Background: Academic health systems face growing challenges from medical necessity denials and the administrative burden on frontline providers. In 2024, Emory Healthcare implemented a centralized, all-hospitalist Physician Advisor (PA) program to standardize denial management, optimize admission status decisions, and support clinicians across six hospitals.
Purpose: To assess the impact of a centralized PA team on denial prevention and recovery, provider education, and financial outcomes.
Description: Utilization review metrics from FY23–24 (pre-centralization) were compared to FY25 (post-implementation). Outcomes included denial volume, overturn rates, time saved for clinicians, secondary reviews, provider education, and financial impact. Denials reviewed more than doubled from 3,465 to 6,977 (+101%), reflecting improved capture and more effective payor responses. Overturn rate rose from 47% to 59.5%, with overturned cases increasing 155% (1,629 to 4,151). Each denial required 15–20 minutes of review and peer-to-peer discussion, saving ~750 provider hours annually—equal to 62 full 12-hour shifts. In the FY25, the team contributed $71,800,000 in financial recovery through overturns and prevention.
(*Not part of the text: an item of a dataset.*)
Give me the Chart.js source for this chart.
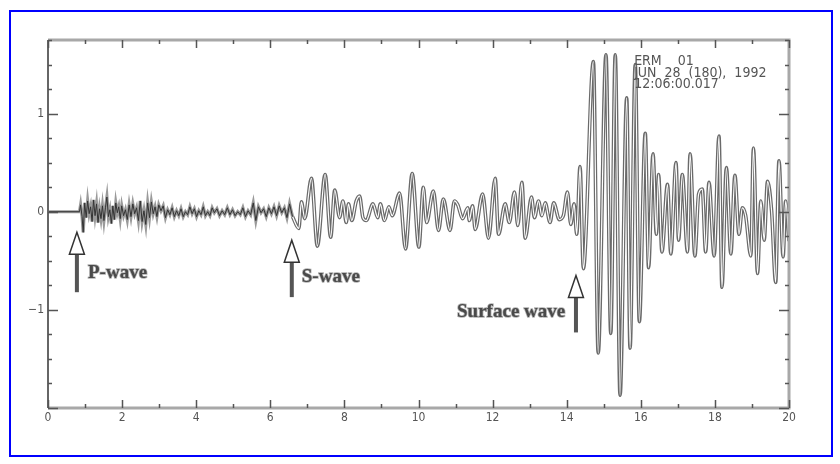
<!DOCTYPE html>
<html>
<head>
<meta charset="utf-8">
<script src="https://cdn.jsdelivr.net/npm/chart.js@4/dist/chart.umd.min.js"></script>
<style>
    html, body { margin: 0; padding: 0; background: #fff; }
    #wrap { position: relative; width: 840px; height: 464px; }
    #frame { position: absolute; left: 9px; top: 10px; width: 820px; height: 443px; border: 2px solid #0000ff; }
    canvas { position: absolute; left: 0; top: 0; }
</style>
</head>
<body>
<div id="wrap">
    <div id="frame"></div>
    <canvas id="seismo" width="840" height="464"></canvas>
</div>
<script>
// 时间轴 (秒) 与振幅, 从图上逐个峰谷读出
const times = [
    0, 0.85, 0.88, 0.92, 0.95, 0.99, 1.03, 1.07, 1.11, 1.15, 1.19, 1.23, 1.27, 1.31, 1.35, 1.39,
    1.43, 1.47, 1.51, 1.55, 1.59, 1.63, 1.67, 1.71, 1.75, 1.79, 1.83, 1.87, 1.91, 1.95, 1.99,
    2.04, 2.09, 2.14, 2.19, 2.24, 2.29, 2.34, 2.39, 2.44, 2.49, 2.54, 2.59, 2.64, 2.69, 2.74,
    2.79, 2.84, 2.89, 2.94, 2.99, 3.05, 3.11, 3.17, 3.23, 3.29, 3.35, 3.41, 3.47, 3.53, 3.59,
    3.65, 3.71, 3.77, 3.83, 3.89, 3.95, 4.01, 4.07, 4.13, 4.19, 4.25, 4.31, 4.37, 4.43, 4.49,
    4.56, 4.63, 4.70, 4.77, 4.84, 4.91, 4.98, 5.05, 5.12, 5.19, 5.26, 5.33, 5.40, 5.47, 5.54,
    5.61, 5.68, 5.75, 5.82, 5.89, 5.96, 6.03, 6.10, 6.17, 6.24, 6.31, 6.38, 6.45, 6.52, 6.60,
    6.77, 6.84, 6.93, 7.11, 7.27, 7.48, 7.63, 7.74, 7.87, 7.96, 8.05, 8.11, 8.20, 8.32, 8.41,
    8.50, 8.59, 8.77, 8.90, 8.97, 9.08, 9.20, 9.29, 9.49, 9.65, 9.83, 10.01, 10.13, 10.22, 10.40,
    10.54, 10.67, 10.85, 10.97, 11.06, 11.19, 11.33, 11.37, 11.46, 11.53, 11.73, 11.89, 12.07, 12.16, 12.34,
    12.45, 12.59, 12.68, 12.79, 12.88, 13.05, 13.13, 13.24, 13.33, 13.42, 13.55, 13.65, 13.80, 13.91, 14.02,
    14.11, 14.20, 14.27, 14.36, 14.45, 14.72, 14.85, 15.06, 15.19, 15.31, 15.44, 15.62, 15.71, 15.85, 15.96,
    16.12, 16.21, 16.33, 16.42, 16.48, 16.57, 16.72, 16.81, 16.95, 17.02, 17.12, 17.26, 17.33, 17.46, 17.56,
    17.66, 17.75, 17.84, 17.98, 18.11, 18.19, 18.31, 18.43, 18.54, 18.65, 18.74, 18.83, 18.97, 19.04, 19.15,
    19.24, 19.33, 19.42, 19.53, 19.64, 19.73, 19.84, 19.91, 20
];
const amplitudes = [
    0, 0, 0.07, -0.05, -0.21, 0.09, -0.06, 0.11, -0.02, 0.05, -0.10, 0.12, -0.04, 0.08, -0.11, 0.03,
    -0.07, 0.06, -0.09, 0.04, 0.15, -0.05, 0.02, -0.12, 0.06, -0.08, 0.09, -0.01, 0.05, -0.07, 0.06,
    -0.04, 0.02, -0.08, 0.07, -0.05, 0.08, -0.02, 0.04, -0.09, 0.11, -0.10, 0.01, -0.13, 0.09, -0.06,
    0.10, -0.02, 0.05, -0.05, 0.07, 0.01, 0.06, -0.06, 0.02, -0.03, 0.04, -0.05, 0.01, -0.04, 0.03,
    -0.05, 0.00, -0.03, 0.05, -0.02, 0.03, -0.05, 0.01, -0.03, 0.05, -0.04, 0.00, -0.04, 0.04, -0.01,
    0.03, -0.04, 0.01, -0.03, 0.04, -0.03, 0.02, -0.04, 0.00, -0.03, 0.04, -0.05, 0.01, -0.03, 0.09,
    -0.09, 0.05, -0.01, 0.03, -0.05, 0.04, -0.02, 0.05, -0.04, 0.06, -0.01, 0.04, -0.06, 0.08, -0.05,
    -0.17, 0.10, -0.07, 0.34, -0.35, 0.38, -0.26, 0.22, -0.06, 0.11, -0.11, 0.08, -0.09, 0.11, 0.16,
    -0.06, -0.09, 0.08, -0.06, 0.08, -0.09, 0.05, -0.04, 0.19, -0.38, 0.39, -0.36, 0.25, -0.11, 0.21,
    -0.19, 0.13, -0.19, 0.11, 0.07, -0.07, 0.04, -0.09, 0.06, -0.18, 0.18, -0.27, 0.34, -0.23, 0.08,
    -0.11, 0.20, -0.14, 0.30, -0.27, 0.15, -0.06, 0.11, -0.04, 0.09, -0.11, 0.09, -0.08, -0.04, 0.20,
    -0.13, 0.08, -0.23, 0.46, -0.58, 1.53, -1.44, 1.60, -1.24, 1.60, -1.87, 1.16, -1.39, 1.50, -1.12,
    0.80, -0.57, 0.59, -0.23, 0.38, -0.41, 0.28, -0.43, 0.50, -0.29, 0.38, -0.41, 0.59, -0.45, 0.18,
    0.23, -0.41, 0.30, -0.45, 0.77, -0.77, 0.45, -0.43, 0.37, -0.23, 0.04, -0.04, -0.45, 0.65, -0.63,
    0.11, -0.29, 0.31, 0.01, -0.72, 0.52, -0.46, 0.11, -0.30
];
// P 波噪声段到此为止 (秒), 之后用平滑曲线
const noiseEnd = 6.6;

// 坐标轴刻度
const xMin = 0, xMax = 20;
const yMin = -2, yMax = 1.75;
const xLabelTicks = [0, 2, 4, 6, 8, 10, 12, 14, 16, 18, 20];
const yLabelTicks = [-1, 0, 1];

// 标注: 箭头 (数据坐标) 与文字
const arrowNames = ['P-wave', 'S-wave', 'Surface wave'];
const arrowX = [0.78, 6.58, 14.25];
const arrowTip = [-0.21, -0.29, -0.65];
const arrowEnd = [-0.82, -0.87, -1.23];
const labelX = [1.08, 6.85, 13.96];
const labelY = [-0.63, -0.67, -1.02];
const labelAlign = ['left', 'left', 'right'];

const stationLines = ['ERM    01', 'JUN  28  (180),  1992', '12:06:00.017'];
const stationX = 15.82;
const stationY = [1.53, 1.41, 1.30];

const points = times.map((t, i) => ({ x: t, y: amplitudes[i] }));
const noisePoints = points.filter(p => p.x <= noiseEnd);
const wavePoints = points.filter(p => p.x >= noiseEnd);

/**
 * 画朝内的刻度、边框、箭头和文字
 */
const overlayPlugin = {
    id: 'overlay',
    afterDatasetsDraw(chart) {
        const ctx = chart.ctx;
        const xs = chart.scales.x;
        const ys = chart.scales.y;
        const area = chart.chartArea;

        ctx.save();

        // 边框
        ctx.strokeStyle = '#a8a8a8';
        ctx.lineWidth = 3;
        ctx.beginPath();
        ctx.moveTo(area.left, area.top);
        ctx.lineTo(area.right, area.top);
        ctx.lineTo(area.right, area.bottom);
        ctx.lineTo(area.left, area.bottom);
        ctx.stroke();
        ctx.strokeStyle = '#666';
        ctx.lineWidth = 2;
        ctx.beginPath();
        ctx.moveTo(area.left, area.top);
        ctx.lineTo(area.left, area.bottom);
        ctx.stroke();

        // x 刻度
        ctx.strokeStyle = '#555';
        ctx.lineWidth = 1.5;
        for (let v = xMin; v <= xMax; v += 1) {
            const px = Math.round(xs.getPixelForValue(v)) + 0.5;
            const len = v % 2 === 0 ? 8 : 4;
            ctx.beginPath();
            ctx.moveTo(px, area.bottom);
            ctx.lineTo(px, area.bottom - len);
            ctx.moveTo(px, area.top);
            ctx.lineTo(px, area.top + len);
            ctx.stroke();
        }

        // y 刻度
        for (let v = yMin; v <= yMax + 1e-9; v += 0.25) {
            const py = Math.round(ys.getPixelForValue(v)) + 0.5;
            const len = Math.abs(v - Math.round(v)) < 1e-9 ? 10 : 4;
            ctx.beginPath();
            ctx.moveTo(area.left, py);
            ctx.lineTo(area.left + len, py);
            ctx.moveTo(area.right, py);
            ctx.lineTo(area.right - len, py);
            ctx.stroke();
        }

        // 箭头
        arrowNames.forEach((name, i) => {
            const px = xs.getPixelForValue(arrowX[i]);
            const tip = ys.getPixelForValue(arrowTip[i]);
            const end = ys.getPixelForValue(arrowEnd[i]);
            const headH = 22;
            const headW = 7.5;

            ctx.fillStyle = '#555';
            ctx.fillRect(px - 2, tip + headH, 4, end - tip - headH);

            ctx.strokeStyle = '#333';
            ctx.lineWidth = 1.5;
            ctx.beginPath();
            ctx.moveTo(px, tip);
            ctx.lineTo(px + headW, tip + headH);
            ctx.lineTo(px - headW, tip + headH);
            ctx.closePath();
            ctx.fillStyle = '#fff';
            ctx.fill();
            ctx.stroke();

            // 文字, 灰色描边模仿原图的扫描效果
            ctx.font = 'bold 19px "Liberation Serif", "DejaVu Serif", serif';
            ctx.textAlign = labelAlign[i];
            ctx.textBaseline = 'middle';
            const lx = xs.getPixelForValue(labelX[i]);
            const ly = ys.getPixelForValue(labelY[i]);
            ctx.strokeStyle = '#b0b0b0';
            ctx.lineWidth = 1.5;
            ctx.strokeText(name, lx, ly);
            ctx.fillStyle = '#4a4a4a';
            ctx.fillText(name, lx, ly);
        });

        // 台站信息
        ctx.font = '14px "DejaVu Sans Condensed", "Liberation Sans", sans-serif';
        ctx.textAlign = 'left';
        ctx.textBaseline = 'middle';
        ctx.fillStyle = '#555';
        stationLines.forEach((line, i) => {
            ctx.fillText(line, xs.getPixelForValue(stationX), ys.getPixelForValue(stationY[i]));
        });

        ctx.restore();
    }
};

function initChart() {
    const ctx = document.getElementById('seismo').getContext('2d');

    new Chart(ctx, {
        type: 'line',
        data: {
            datasets: [
                {
                    data: noisePoints,
                    borderColor: '#333',
                    borderWidth: 1,
                    pointRadius: 0,
                    tension: 0,
                    fill: false
                },
                {
                    data: noisePoints,
                    borderColor: '#9a9a9a',
                    borderWidth: 3.2,
                    pointRadius: 0,
                    tension: 0,
                    fill: false
                },
                {
                    data: wavePoints,
                    borderColor: '#ffffff',
                    borderWidth: 1.2,
                    pointRadius: 0,
                    cubicInterpolationMode: 'monotone',
                    fill: false
                },
                {
                    data: wavePoints,
                    borderColor: '#6a6a6a',
                    borderWidth: 3.6,
                    pointRadius: 0,
                    cubicInterpolationMode: 'monotone',
                    fill: false
                }
            ]
        },
        options: {
            responsive: false,
            animation: false,
            events: [],
            layout: {
                padding: { left: 0, top: 40, right: 51, bottom: 0 }
            },
            plugins: {
                legend: { display: false },
                tooltip: { enabled: false }
            },
            scales: {
                x: {
                    type: 'linear',
                    min: xMin,
                    max: xMax,
                    afterFit: scale => { scale.height = 56; },
                    afterBuildTicks: scale => {
                        scale.ticks = xLabelTicks.map(v => ({ value: v }));
                    },
                    border: { display: false },
                    grid: { display: false, drawTicks: false },
                    ticks: {
                        padding: 3,
                        color: '#555',
                        maxRotation: 0,
                        autoSkip: false,
                        font: { family: '"DejaVu Sans Condensed", "Liberation Sans", sans-serif', size: 12 }
                    }
                },
                y: {
                    type: 'linear',
                    min: yMin,
                    max: yMax,
                    afterFit: scale => { scale.width = 48; },
                    afterBuildTicks: scale => {
                        scale.ticks = yLabelTicks.map(v => ({ value: v }));
                    },
                    border: { display: false },
                    grid: { display: false, drawTicks: false },
                    ticks: {
                        padding: 4,
                        color: '#555',
                        autoSkip: false,
                        callback: v => v < 0 ? '\u2212' + Math.abs(v) : String(v),
                        font: { family: '"DejaVu Sans Condensed", "Liberation Sans", sans-serif', size: 12 }
                    }
                }
            }
        },
        plugins: [overlayPlugin]
    });
}

if (document.readyState === 'loading') {
    document.addEventListener('DOMContentLoaded', initChart);
} else {
    initChart();
}
</script>
</body>
</html>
Beyond denials, the team performed secondary reviews, provided real-time documentation education, and supported length-of-stay reduction via improved care progression.
Conclusions: Emory Healthcare’s centralized, all-hospitalist Physician Advisor team is a high-value, system-level intervention that improves denial prevention/recovery, reduces physician burden, and delivers substantial financial impact. This model offers a scalable, data-driven approach to utilization management for large academic systems.